The following season (2021-2022), he had a stint with NCAA Division One college, Marist Red Foxes, the Alma Mater of his Tigers captain Pieter Prinsloo. Cele would eventually suit up for the NAIA team, University of Science and Arts Oklahoma Drovers. During the spell with the Drovers, he graduated with Business Administration and Sociology degrees.

The 6ft6 Cele says he could have gone pro earlier, but he felt it paramount to complete his studies as it was a part of his plan when he left South Africa.

“That was the most important thing, because I used basketball as tool to create a better life. If the NCAA did not pan out, I could have just said, ‘forget about school’.  I also had offers from some pro teams. But education is important to me, so that is why I chose to stay an extra year. I also have to look beyond basketball and try to set myself for life.”

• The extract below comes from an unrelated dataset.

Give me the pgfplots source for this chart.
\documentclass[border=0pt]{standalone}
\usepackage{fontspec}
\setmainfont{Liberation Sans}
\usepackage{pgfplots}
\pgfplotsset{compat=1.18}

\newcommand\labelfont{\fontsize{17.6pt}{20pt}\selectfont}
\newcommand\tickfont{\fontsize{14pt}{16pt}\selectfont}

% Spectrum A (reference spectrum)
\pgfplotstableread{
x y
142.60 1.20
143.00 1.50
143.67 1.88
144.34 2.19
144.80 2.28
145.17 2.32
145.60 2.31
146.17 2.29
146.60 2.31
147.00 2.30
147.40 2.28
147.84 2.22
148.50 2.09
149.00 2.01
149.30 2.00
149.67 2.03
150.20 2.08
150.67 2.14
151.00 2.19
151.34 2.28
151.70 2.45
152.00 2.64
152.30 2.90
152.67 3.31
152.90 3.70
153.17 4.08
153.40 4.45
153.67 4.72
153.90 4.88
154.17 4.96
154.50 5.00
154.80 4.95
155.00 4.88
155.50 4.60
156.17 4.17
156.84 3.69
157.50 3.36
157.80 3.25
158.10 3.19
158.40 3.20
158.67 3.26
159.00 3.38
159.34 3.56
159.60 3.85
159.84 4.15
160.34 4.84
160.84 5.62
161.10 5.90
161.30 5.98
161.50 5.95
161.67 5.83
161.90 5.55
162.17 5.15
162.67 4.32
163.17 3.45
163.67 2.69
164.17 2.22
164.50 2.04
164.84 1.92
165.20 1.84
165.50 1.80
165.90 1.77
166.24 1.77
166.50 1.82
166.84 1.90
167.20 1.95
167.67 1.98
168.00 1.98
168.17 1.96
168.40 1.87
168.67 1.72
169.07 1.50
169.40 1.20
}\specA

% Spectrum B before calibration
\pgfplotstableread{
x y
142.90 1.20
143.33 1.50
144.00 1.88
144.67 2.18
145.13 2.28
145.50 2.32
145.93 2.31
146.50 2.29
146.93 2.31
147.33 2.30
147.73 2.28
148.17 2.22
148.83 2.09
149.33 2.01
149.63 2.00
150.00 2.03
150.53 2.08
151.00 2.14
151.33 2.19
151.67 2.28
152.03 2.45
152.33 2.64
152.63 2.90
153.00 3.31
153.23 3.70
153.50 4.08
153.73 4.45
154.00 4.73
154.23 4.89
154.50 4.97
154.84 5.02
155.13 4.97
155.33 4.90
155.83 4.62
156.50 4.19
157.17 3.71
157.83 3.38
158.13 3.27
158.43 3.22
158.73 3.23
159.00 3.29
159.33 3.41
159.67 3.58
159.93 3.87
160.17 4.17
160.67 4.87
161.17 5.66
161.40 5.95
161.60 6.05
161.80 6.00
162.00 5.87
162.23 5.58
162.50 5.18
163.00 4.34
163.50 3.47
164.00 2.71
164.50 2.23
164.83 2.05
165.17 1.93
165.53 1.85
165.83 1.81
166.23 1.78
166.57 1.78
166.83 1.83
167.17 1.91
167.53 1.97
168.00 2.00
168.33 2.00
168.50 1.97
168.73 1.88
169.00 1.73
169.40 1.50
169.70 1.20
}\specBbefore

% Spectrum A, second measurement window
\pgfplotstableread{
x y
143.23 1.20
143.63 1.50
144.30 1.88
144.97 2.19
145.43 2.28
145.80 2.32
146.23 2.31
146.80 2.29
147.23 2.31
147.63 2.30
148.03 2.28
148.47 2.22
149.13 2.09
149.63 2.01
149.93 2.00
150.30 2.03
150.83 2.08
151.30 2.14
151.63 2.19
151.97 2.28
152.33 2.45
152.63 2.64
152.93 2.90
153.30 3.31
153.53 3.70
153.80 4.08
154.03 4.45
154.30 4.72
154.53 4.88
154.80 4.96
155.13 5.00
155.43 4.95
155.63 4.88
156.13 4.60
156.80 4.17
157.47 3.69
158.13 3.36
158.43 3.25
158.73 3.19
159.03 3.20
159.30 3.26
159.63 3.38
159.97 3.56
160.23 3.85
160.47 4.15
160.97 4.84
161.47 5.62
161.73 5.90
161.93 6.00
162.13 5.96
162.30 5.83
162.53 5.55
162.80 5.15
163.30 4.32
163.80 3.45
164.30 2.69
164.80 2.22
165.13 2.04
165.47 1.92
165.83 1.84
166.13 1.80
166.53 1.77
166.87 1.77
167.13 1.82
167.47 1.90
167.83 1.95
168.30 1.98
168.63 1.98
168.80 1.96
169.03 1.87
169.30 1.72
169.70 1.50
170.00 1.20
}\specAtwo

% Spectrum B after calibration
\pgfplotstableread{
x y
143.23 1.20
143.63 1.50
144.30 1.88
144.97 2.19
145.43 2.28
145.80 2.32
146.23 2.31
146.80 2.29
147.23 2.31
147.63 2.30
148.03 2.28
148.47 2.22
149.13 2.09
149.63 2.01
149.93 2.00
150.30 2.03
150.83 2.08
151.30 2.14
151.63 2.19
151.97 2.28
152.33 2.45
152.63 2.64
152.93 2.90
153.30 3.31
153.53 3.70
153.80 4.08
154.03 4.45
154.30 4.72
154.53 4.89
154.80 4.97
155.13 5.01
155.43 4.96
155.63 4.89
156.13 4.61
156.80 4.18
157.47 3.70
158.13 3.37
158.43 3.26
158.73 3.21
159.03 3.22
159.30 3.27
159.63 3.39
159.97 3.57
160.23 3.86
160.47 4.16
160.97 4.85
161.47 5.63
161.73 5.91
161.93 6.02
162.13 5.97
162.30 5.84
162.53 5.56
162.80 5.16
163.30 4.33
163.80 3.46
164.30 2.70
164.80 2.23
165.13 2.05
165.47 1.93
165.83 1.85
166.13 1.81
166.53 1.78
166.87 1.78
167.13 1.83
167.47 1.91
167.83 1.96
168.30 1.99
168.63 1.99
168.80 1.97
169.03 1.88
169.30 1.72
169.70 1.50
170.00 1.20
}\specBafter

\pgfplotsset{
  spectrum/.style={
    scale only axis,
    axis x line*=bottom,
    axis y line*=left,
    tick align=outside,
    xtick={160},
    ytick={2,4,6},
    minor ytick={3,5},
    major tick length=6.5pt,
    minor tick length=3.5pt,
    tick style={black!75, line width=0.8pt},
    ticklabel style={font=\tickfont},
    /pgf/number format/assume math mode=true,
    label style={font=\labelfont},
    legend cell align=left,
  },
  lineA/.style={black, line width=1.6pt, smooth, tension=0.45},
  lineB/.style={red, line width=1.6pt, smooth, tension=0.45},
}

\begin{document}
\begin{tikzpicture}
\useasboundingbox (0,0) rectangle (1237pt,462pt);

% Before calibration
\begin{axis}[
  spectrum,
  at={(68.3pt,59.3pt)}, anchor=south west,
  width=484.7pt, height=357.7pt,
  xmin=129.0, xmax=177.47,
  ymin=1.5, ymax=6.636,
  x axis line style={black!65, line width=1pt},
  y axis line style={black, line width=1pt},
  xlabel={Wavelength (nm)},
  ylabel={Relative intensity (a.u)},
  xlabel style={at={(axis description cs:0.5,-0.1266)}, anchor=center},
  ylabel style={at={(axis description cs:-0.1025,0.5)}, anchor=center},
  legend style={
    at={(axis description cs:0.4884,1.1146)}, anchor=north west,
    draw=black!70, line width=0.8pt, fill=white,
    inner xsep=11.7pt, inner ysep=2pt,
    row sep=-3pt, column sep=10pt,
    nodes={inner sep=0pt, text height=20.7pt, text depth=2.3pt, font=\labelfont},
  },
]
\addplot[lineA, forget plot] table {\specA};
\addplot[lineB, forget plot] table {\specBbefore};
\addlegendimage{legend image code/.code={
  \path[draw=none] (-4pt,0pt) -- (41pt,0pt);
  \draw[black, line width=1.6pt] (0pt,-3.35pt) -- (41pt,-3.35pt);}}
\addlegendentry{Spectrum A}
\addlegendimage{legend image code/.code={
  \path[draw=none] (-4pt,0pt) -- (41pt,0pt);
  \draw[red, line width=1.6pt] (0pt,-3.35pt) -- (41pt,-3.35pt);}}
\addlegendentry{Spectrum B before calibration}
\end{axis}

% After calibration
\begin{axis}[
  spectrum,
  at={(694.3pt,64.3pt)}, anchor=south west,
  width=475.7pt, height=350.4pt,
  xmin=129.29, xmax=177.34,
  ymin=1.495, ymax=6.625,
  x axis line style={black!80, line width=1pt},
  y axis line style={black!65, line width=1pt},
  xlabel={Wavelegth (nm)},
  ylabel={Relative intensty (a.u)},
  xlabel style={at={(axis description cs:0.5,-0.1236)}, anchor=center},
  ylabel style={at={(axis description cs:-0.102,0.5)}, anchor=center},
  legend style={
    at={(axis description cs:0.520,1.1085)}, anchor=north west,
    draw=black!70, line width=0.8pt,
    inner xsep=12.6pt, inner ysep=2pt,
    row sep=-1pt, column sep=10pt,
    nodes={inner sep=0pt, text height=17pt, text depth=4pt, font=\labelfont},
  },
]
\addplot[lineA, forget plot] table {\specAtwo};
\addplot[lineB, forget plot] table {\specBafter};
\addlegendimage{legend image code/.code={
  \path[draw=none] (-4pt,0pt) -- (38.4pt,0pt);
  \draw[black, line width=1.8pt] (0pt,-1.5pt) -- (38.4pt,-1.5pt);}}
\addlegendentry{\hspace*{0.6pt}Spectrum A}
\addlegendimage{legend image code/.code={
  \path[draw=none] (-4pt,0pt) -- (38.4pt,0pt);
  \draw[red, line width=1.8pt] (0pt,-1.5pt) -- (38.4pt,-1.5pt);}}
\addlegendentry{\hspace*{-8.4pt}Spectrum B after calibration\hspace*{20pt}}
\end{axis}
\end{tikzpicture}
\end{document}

Samkelo Cele understands his role for the Tigers.

While he achieved success in the classroom, Cele’s talents on the court also saw him receive Third Team All-American honours with the Drovers, something he was proud to have achieved in his college career.

“Honestly, whatever awards or accolades you get … You appreciate them because they recognise you, but that is not what I play for … To be an All-American, ” said Cele. “You play to the best of your ability and put your best foot forward. It’s all the hard work I put in, and it was a great honour to receive that accolade.

“My coach at the team helped me to be in that position. He told me early in the season where he saw me, and funny enough, it came to fruition.”

On his journey with the Tigers at the BAL Nile Conference, Cele has been impactful for the team, coming off the bench. His 11 points and five rebounds helped the Tigers earn an opening 75-68 win against Guinea’s Seydou Legacy Athletique Club (SLAC).

“When I arrived at the Tigers, coach (Rasheed) Hazzard explained his plans and how I fit into them. So, the best way to respond was to trust, accept and be the best off the bench guy possible,” said Cele, reflecting on his role. “It was exciting because it was my first professional game, and I look forward to more. I am a tenacious player. I will do what it takes to get the job done. If I am needed to score or defend. I’ll do those things. Wherever the coach puts me, I’ll try to get the job done.”

The Tigers will need more from Cele to secure a playoff spot in Kigali, Rwanda. After their opening victory over SLAC, they have suffered three consecutive losses. Defeats to Petro de Luanda, Nile Conference hosts Al Ahly and Ferroviario da Beira have made things tricky for the Tigers. The Cape side still occupy the fourth spot in their Conference, but they cannot afford a slip-up against an 0-3 City Oilers team in their final game on Saturday.